Selain makin intensif membiayai proyek perubahan iklim  — sebagai bagian dari solusi masalah perubahan iklim berbasis pasar — Bank Dunia juga terus membiayai pengembangan infrastruktur dan pengembangan fasilitasi integrasi ekonomi regional secara besar-besaran. Disamping memberikan dukungan pembiayaan yang makin meningkat kepada sektor swasta yang mengambil alih kegiatan sektor publik.
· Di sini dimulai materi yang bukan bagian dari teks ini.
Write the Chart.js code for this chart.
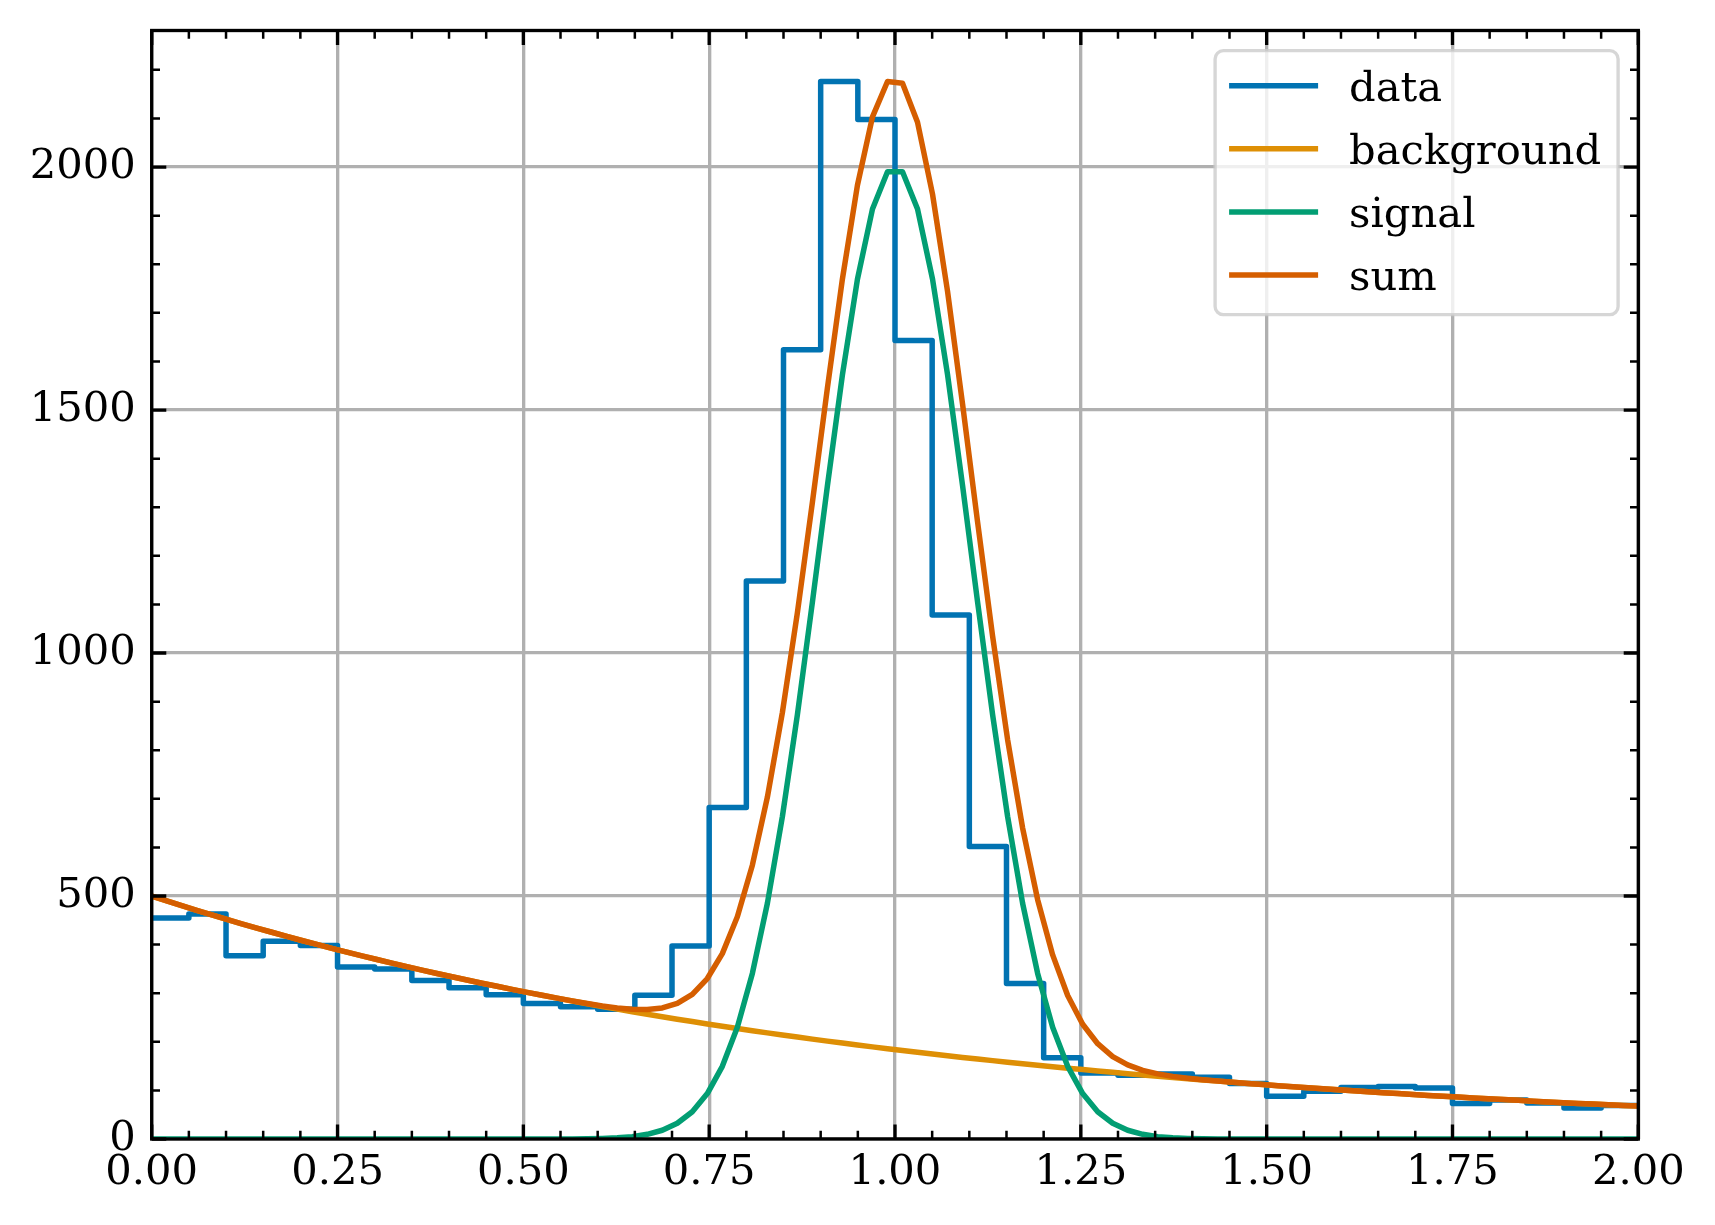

Ada sejumlah alasan yang mendasari pentingnya perlindungan ketat terhadap utang maupun hibah Bank Dunia untuk pelaksanaan REDD+ di Indonesia:

  1. Bank Dunia dan juga ADB yang sudah terlibat sejak tahap persiapan REDD, ternyata tidak konsisten menerapkan standard perlindungan terhadap kepentingan masyarakat. Terutama menyangkut gender justice, partisipasi public dan penerapan prinsip Free Prior Informed Concent (FPIC).
  2. Ada upaya dari banyak pihak untuk menerapkan standar perlindungan yang lebih longgar dalam pelaksanaan proyek yang didanai Bank Dunia pada sektor kehutanan.
  3. Hingga saat ini tata kelola pada sektor kehutanan masih diwarnai oleh berbagai kesemrawutan, tumpang-tindih, ketidakharmonisan bahkan sangat rentan terhadap praktek korupsi, manipulasi dan pencucian uang. Oleh karena itu masuknya utang maupuh hibah ke sektor kehutanan justru sangat potensil memunculkan praktek korupsi baru. Bank Dunia sendiri dalam berbagai laporannya menyebutkan bahwa sekitar 15% hingga 30% dana-dana pembangunan di Indonesia yang bersumber dari Bank Dunia habis dikorupsi.
  4. Pengalaman selama bertahun-tahun menunjukkan banyak proyek di Indonesia yang didanai Bank Dunia dilakukan dengan cara-cara yang merugikan kepentingan masyarakat, bahkan melanggar hak azasi manusia. Banyak masyarakat di wilayah operasi Bank Dunia mengalami kekerasan dan kehilangan tanah dan wilayah kelola, bahkan tidak dilibatkan dalam pengambilan keputusan dan tidak mendapatkan informasi yang layak, khususnya bagi perempuan Indonesia yang tidak dilihat sebagai pemangku kepentingan utama.
  5. Proses pembahasan REDD+ maupun pengajuan utang baru untuk pembiayaannya tidak didiskusikan dan dikonsultasikan dengan publik bahkan kalangan DPR-RI tidak mengetahui dan belum melakukan pembahasan khusus mengenai hal ini. Artinya proses ini berjalan tidak transparan dan tidak terkawal dengan baik.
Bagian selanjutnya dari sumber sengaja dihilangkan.